▼▼▼
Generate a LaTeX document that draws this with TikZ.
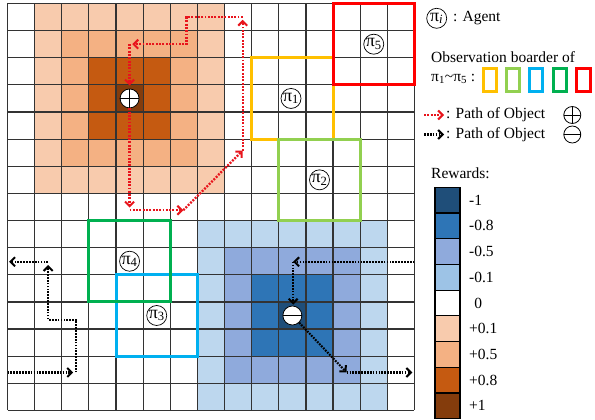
\documentclass[tikz,border=0pt]{standalone}
\usepackage{fontspec}
\setmainfont{Liberation Serif}
\usetikzlibrary{arrows.meta}
\definecolor{pos0}{HTML}{843C0C}
\definecolor{pos1}{HTML}{C55A11}
\definecolor{pos2}{HTML}{F4B183}
\definecolor{pos3}{HTML}{F8CBAD}
\definecolor{neg0}{HTML}{1F4E79}
\definecolor{neg1}{HTML}{2E75B6}
\definecolor{neg2}{HTML}{8FAADC}
\definecolor{neg3}{HTML}{BDD7EE}
\definecolor{legc}{HTML}{9DC3E6}
\definecolor{obsyellow}{HTML}{FFC000}
\definecolor{obslgreen}{HTML}{92D050}
\definecolor{obscyan}{HTML}{00B0F0}
\definecolor{obsgreen}{HTML}{00B050}
\definecolor{obsred}{HTML}{FF0000}
\definecolor{redp}{HTML}{E8141C}
\tikzset{
  gridline/.style={line width=1.2pt, draw=black!80},
  obsbox/.style={line width=3pt},
  agent/.style={circle, draw=black, line width=0.7pt, minimum size=20pt, inner sep=0pt, font=\fontsize{18}{18}\selectfont},
  objplus/.style={circle, draw=black, fill=white, line width=0.8pt, minimum size=19pt, inner sep=0pt,
    path picture={\draw[line width=0.8pt] (path picture bounding box.north) -- (path picture bounding box.south)
      (path picture bounding box.west) -- (path picture bounding box.east);}},
  objminus/.style={circle, draw=black, fill=white, line width=0.8pt, minimum size=19pt, inner sep=0pt,
    path picture={\draw[line width=0.8pt] (path picture bounding box.west) -- (path picture bounding box.east);}},
  redline/.style={draw=redp, line width=2.3pt, dash pattern=on 1.9pt off 1.4pt},
  redpath/.style={redline, -{Straight Barb[length=4.5pt,width=9pt,line width=2pt]}},
  blkline/.style={draw=black, line width=2.1pt, dash pattern=on 1.7pt off 1.2pt},
  blkpath/.style={blkline, -{Straight Barb[length=4.5pt,width=9pt,line width=2pt]}},
  legtext/.style={inner sep=0pt, anchor=west},
  legbox/.style={draw=black, line width=1.2pt},
}
\begin{document}
\begin{tikzpicture}[x=1pt,y=-1pt, font=\fontsize{15.5}{18}\selectfont]
\useasboundingbox (0,0) rectangle (595,420);
\begin{scope}[shift={(7.5,3.5)}, x=27.13pt, y=-27.13pt]
  % reward cells
  \foreach \i in {1,...,7}{\foreach \j in {0,...,6}{
    \pgfmathtruncatemacro{\d}{max(abs(\i-4),abs(\j-3))}
    \fill[pos\d] (\i,\j) rectangle ++(1,1);
  }}
  \foreach \i in {7,...,13}{\foreach \j in {8,...,14}{
    \pgfmathtruncatemacro{\d}{max(abs(\i-10),abs(\j-11))}
    \fill[neg\d] (\i,\j) rectangle ++(1,1);
  }}
  % grid
  \foreach \k in {0,...,15}{
    \draw[gridline] (\k,0) -- (\k,15);
    \draw[gridline] (0,\k) -- (15,\k);
  }
  % observation borders
  \draw[obsbox, obsyellow] (9,2) rectangle (12,5);
  \draw[obsbox, obsred] (12,0) rectangle (15,3);
  \draw[obsbox, obslgreen] (10,5) rectangle (13,8);
  \draw[obsbox, obscyan] (4,10) rectangle (7,13);
  \draw[obsbox, obsgreen] (3,8) rectangle (6,11);
  % agents
  \node[agent] (a1) at (10.45,3.5) {π\textsubscript{1}};
  \node[agent] (a2) at (11.5,6.5) {π\textsubscript{2}};
  \node[agent] (a3) at (5.5,11.5) {π\textsubscript{3}};
  \node[agent] (a4) at (4.5,9.5) {π\textsubscript{4}};
  \node[agent] (a5) at (13.5,1.5) {π\textsubscript{5}};
  % objects
  \node[objplus] (op) at (4.5,3.5) {};
  \node[objminus] (om) at (10.5,11.5) {};
  % red path
  \coordinate (ra) at (4.5,7.52);
  \coordinate (rb) at (4.5,7.62);
  \coordinate (rc) at (6.48,7.62);
  \coordinate (rd) at (8.67,5.42);
  \coordinate (re) at (8.67,0.6);
  \coordinate (rf) at (8.67,0.5);
  \coordinate (rg) at (6.6,0.5);
  \coordinate (rh) at (6.6,1.5);
  \coordinate (ri) at (4.6,1.5);
  \coordinate (rj) at (4.5,1.5);
  \coordinate (rk) at (4.5,3.02);
  \draw[redpath] (op) -- (ra);
  \draw[redpath] (rb) -- (rc);
  \draw[redpath] (rc) -- (rd);
  \draw[redpath] (rd) -- (re);
  \draw[redpath] (rf) -- (rg) -- (rh) -- (ri);
  \draw[redpath] (rj) -- (rk);
  % black path
  \coordinate (br0) at (15,9.52);
  \coordinate (br1) at (10.53,9.52);
  \coordinate (br2) at (10.53,9.52);
  \coordinate (br3) at (10.53,11.1);
  \coordinate (br4) at (12.5,13.6);
  \coordinate (br5) at (14.92,13.6);
  \coordinate (bl0) at (0,13.6);
  \coordinate (bl1) at (2.42,13.6);
  \coordinate (bl2) at (2.53,13.6);
  \coordinate (bl3) at (2.53,11.65);
  \coordinate (bl4) at (1.5,11.65);
  \coordinate (bl5) at (1.5,9.64);
  \coordinate (bl6) at (1.5,9.52);
  \coordinate (bl7) at (0.06,9.52);
  \draw[blkpath] (br0) -- (br1);
  \draw[blkpath] (br2) -- (br3);
  \draw[blkpath] (om) -- (br4);
  \draw[blkpath] (br4) -- (br5);
  \draw[blkpath] (bl0) -- (bl1);
  \draw[blkpath] (bl2) -- (bl3) -- (bl4) -- (bl5);
  \draw[blkpath] (bl6) -- (bl7);
\end{scope}
% legend: agent
\node[agent] (la) at (436.7,18.3) {π\textsubscript{\textit{i}}};
\node[legtext] (lat) at (453,18.3) {: Agent};
% legend: observation borders
\node[legtext] (lot) at (431,57) {Observation boarder of};
\node[legtext] (lpt) at (431,79) {π\textsubscript{1}\textasciitilde π\textsubscript{5} :};
\draw[obsbox, obsyellow] (483.2,68.2) rectangle (496.8,91.8);
\draw[obsbox, obslgreen] (506.2,68.2) rectangle (519.8,91.8);
\draw[obsbox, obscyan] (529.2,68.2) rectangle (542.8,91.8);
\draw[obsbox, obsgreen] (553.2,68.2) rectangle (566.8,91.8);
\draw[obsbox, obsred] (576.5,68.2) rectangle (590.1,91.8);
% legend: paths
\coordinate (lr0) at (424,115);
\coordinate (lr1) at (444,115);
\draw[redpath] (lr0) -- (lr1);
\node[legtext] (lrt) at (446,115) {: Path of Object};
\node[objplus, minimum size=17pt] (lop) at (572.3,115) {};
\coordinate (lb0) at (424,134.5);
\coordinate (lb1) at (444,134.5);
\draw[blkpath] (lb0) -- (lb1);
\node[legtext] (lbt) at (446,134.5) {: Path of Object};
\node[objminus, minimum size=17pt] (lom) at (572.3,134.5) {};
% legend: rewards
\node[legtext] (lrw) at (431,173) {Rewards:};
\foreach \c/\t [count=\k from 0] in {neg0/-1, neg1/-0.8, neg2/-0.5, legc/-0.1, white/{\hphantom{-}0}, pos3/+0.1, pos2/+0.5, pos1/+0.8, pos0/+1}{
  \draw[legbox, fill=\c] (435,187.3+\k*25.7) rectangle ++(25,25.7);
  \node[legtext] (rw\k) at (469,200.2+\k*25.7) {\t};
}
\end{tikzpicture}
\end{document}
▲▲▲
:: WHAT THE TASK REQUIRES ::
Each line of the data should be quoted exactly, with pictures left out.

:: TASK RESULT ::
Generate a LaTeX document that draws this with TikZ.
\documentclass[tikz,border=0pt]{standalone}
\usepackage{fontspec}
\setmainfont{Liberation Serif}
\usetikzlibrary{arrows.meta}
\definecolor{pos0}{HTML}{843C0C}
\definecolor{pos1}{HTML}{C55A11}
\definecolor{pos2}{HTML}{F4B183}
\definecolor{pos3}{HTML}{F8CBAD}
\definecolor{neg0}{HTML}{1F4E79}
\definecolor{neg1}{HTML}{2E75B6}
\definecolor{neg2}{HTML}{8FAADC}
\definecolor{neg3}{HTML}{BDD7EE}
\definecolor{legc}{HTML}{9DC3E6}
\definecolor{obsyellow}{HTML}{FFC000}
\definecolor{obslgreen}{HTML}{92D050}
\definecolor{obscyan}{HTML}{00B0F0}
\definecolor{obsgreen}{HTML}{00B050}
\definecolor{obsred}{HTML}{FF0000}
\definecolor{redp}{HTML}{E8141C}
\tikzset{
  gridline/.style={line width=1.2pt, draw=black!80},
  obsbox/.style={line width=3pt},
  agent/.style={circle, draw=black, line width=0.7pt, minimum size=20pt, inner sep=0pt, font=\fontsize{18}{18}\selectfont},
  objplus/.style={circle, draw=black, fill=white, line width=0.8pt, minimum size=19pt, inner sep=0pt,
    path picture={\draw[line width=0.8pt] (path picture bounding box.north) -- (path picture bounding box.south)
      (path picture bounding box.west) -- (path picture bounding box.east);}},
  objminus/.style={circle, draw=black, fill=white, line width=0.8pt, minimum size=19pt, inner sep=0pt,
    path picture={\draw[line width=0.8pt] (path picture bounding box.west) -- (path picture bounding box.east);}},
  redline/.style={draw=redp, line width=2.3pt, dash pattern=on 1.9pt off 1.4pt},
  redpath/.style={redline, -{Straight Barb[length=4.5pt,width=9pt,line width=2pt]}},
  blkline/.style={draw=black, line width=2.1pt, dash pattern=on 1.7pt off 1.2pt},
  blkpath/.style={blkline, -{Straight Barb[length=4.5pt,width=9pt,line width=2pt]}},
  legtext/.style={inner sep=0pt, anchor=west},
  legbox/.style={draw=black, line width=1.2pt},
}
\begin{document}
\begin{tikzpicture}[x=1pt,y=-1pt, font=\fontsize{15.5}{18}\selectfont]
\useasboundingbox (0,0) rectangle (595,420);
\begin{scope}[shift={(7.5,3.5)}, x=27.13pt, y=-27.13pt]
  % reward cells
  \foreach \i in {1,...,7}{\foreach \j in {0,...,6}{
    \pgfmathtruncatemacro{\d}{max(abs(\i-4),abs(\j-3))}
    \fill[pos\d] (\i,\j) rectangle ++(1,1);
  }}
  \foreach \i in {7,...,13}{\foreach \j in {8,...,14}{
    \pgfmathtruncatemacro{\d}{max(abs(\i-10),abs(\j-11))}
    \fill[neg\d] (\i,\j) rectangle ++(1,1);
  }}
  % grid
  \foreach \k in {0,...,15}{
    \draw[gridline] (\k,0) -- (\k,15);
    \draw[gridline] (0,\k) -- (15,\k);
  }
  % observation borders
  \draw[obsbox, obsyellow] (9,2) rectangle (12,5);
  \draw[obsbox, obsred] (12,0) rectangle (15,3);
  \draw[obsbox, obslgreen] (10,5) rectangle (13,8);
  \draw[obsbox, obscyan] (4,10) rectangle (7,13);
  \draw[obsbox, obsgreen] (3,8) rectangle (6,11);
  % agents
  \node[agent] (a1) at (10.45,3.5) {π\textsubscript{1}};
  \node[agent] (a2) at (11.5,6.5) {π\textsubscript{2}};
  \node[agent] (a3) at (5.5,11.5) {π\textsubscript{3}};
  \node[agent] (a4) at (4.5,9.5) {π\textsubscript{4}};
  \node[agent] (a5) at (13.5,1.5) {π\textsubscript{5}};
  % objects
  \node[objplus] (op) at (4.5,3.5) {};
  \node[objminus] (om) at (10.5,11.5) {};
  % red path
  \coordinate (ra) at (4.5,7.52);
  \coordinate (rb) at (4.5,7.62);
  \coordinate (rc) at (6.48,7.62);
  \coordinate (rd) at (8.67,5.42);
  \coordinate (re) at (8.67,0.6);
  \coordinate (rf) at (8.67,0.5);
  \coordinate (rg) at (6.6,0.5);
  \coordinate (rh) at (6.6,1.5);
  \coordinate (ri) at (4.6,1.5);
  \coordinate (rj) at (4.5,1.5);
  \coordinate (rk) at (4.5,3.02);
  \draw[redpath] (op) -- (ra);
  \draw[redpath] (rb) -- (rc);
  \draw[redpath] (rc) -- (rd);
  \draw[redpath] (rd) -- (re);
  \draw[redpath] (rf) -- (rg) -- (rh) -- (ri);
  \draw[redpath] (rj) -- (rk);
  % black path
  \coordinate (br0) at (15,9.52);
  \coordinate (br1) at (10.53,9.52);
  \coordinate (br2) at (10.53,9.52);
  \coordinate (br3) at (10.53,11.1);
  \coordinate (br4) at (12.5,13.6);
  \coordinate (br5) at (14.92,13.6);
  \coordinate (bl0) at (0,13.6);
  \coordinate (bl1) at (2.42,13.6);
  \coordinate (bl2) at (2.53,13.6);
  \coordinate (bl3) at (2.53,11.65);
  \coordinate (bl4) at (1.5,11.65);
  \coordinate (bl5) at (1.5,9.64);
  \coordinate (bl6) at (1.5,9.52);
  \coordinate (bl7) at (0.06,9.52);
  \draw[blkpath] (br0) -- (br1);
  \draw[blkpath] (br2) -- (br3);
  \draw[blkpath] (om) -- (br4);
  \draw[blkpath] (br4) -- (br5);
  \draw[blkpath] (bl0) -- (bl1);
  \draw[blkpath] (bl2) -- (bl3) -- (bl4) -- (bl5);
  \draw[blkpath] (bl6) -- (bl7);
\end{scope}
% legend: agent
\node[agent] (la) at (436.7,18.3) {π\textsubscript{\textit{i}}};
\node[legtext] (lat) at (453,18.3) {: Agent};
% legend: observation borders
\node[legtext] (lot) at (431,57) {Observation boarder of};
\node[legtext] (lpt) at (431,79) {π\textsubscript{1}\textasciitilde π\textsubscript{5} :};
\draw[obsbox, obsyellow] (483.2,68.2) rectangle (496.8,91.8);
\draw[obsbox, obslgreen] (506.2,68.2) rectangle (519.8,91.8);
\draw[obsbox, obscyan] (529.2,68.2) rectangle (542.8,91.8);
\draw[obsbox, obsgreen] (553.2,68.2) rectangle (566.8,91.8);
\draw[obsbox, obsred] (576.5,68.2) rectangle (590.1,91.8);
% legend: paths
\coordinate (lr0) at (424,115);
\coordinate (lr1) at (444,115);
\draw[redpath] (lr0) -- (lr1);
\node[legtext] (lrt) at (446,115) {: Path of Object};
\node[objplus, minimum size=17pt] (lop) at (572.3,115) {};
\coordinate (lb0) at (424,134.5);
\coordinate (lb1) at (444,134.5);
\draw[blkpath] (lb0) -- (lb1);
\node[legtext] (lbt) at (446,134.5) {: Path of Object};
\node[objminus, minimum size=17pt] (lom) at (572.3,134.5) {};
% legend: rewards
\node[legtext] (lrw) at (431,173) {Rewards:};
\foreach \c/\t [count=\k from 0] in {neg0/-1, neg1/-0.8, neg2/-0.5, legc/-0.1, white/{\hphantom{-}0}, pos3/+0.1, pos2/+0.5, pos1/+0.8, pos0/+1}{
  \draw[legbox, fill=\c] (435,187.3+\k*25.7) rectangle ++(25,25.7);
  \node[legtext] (rw\k) at (469,200.2+\k*25.7) {\t};
}
\end{tikzpicture}
\end{document}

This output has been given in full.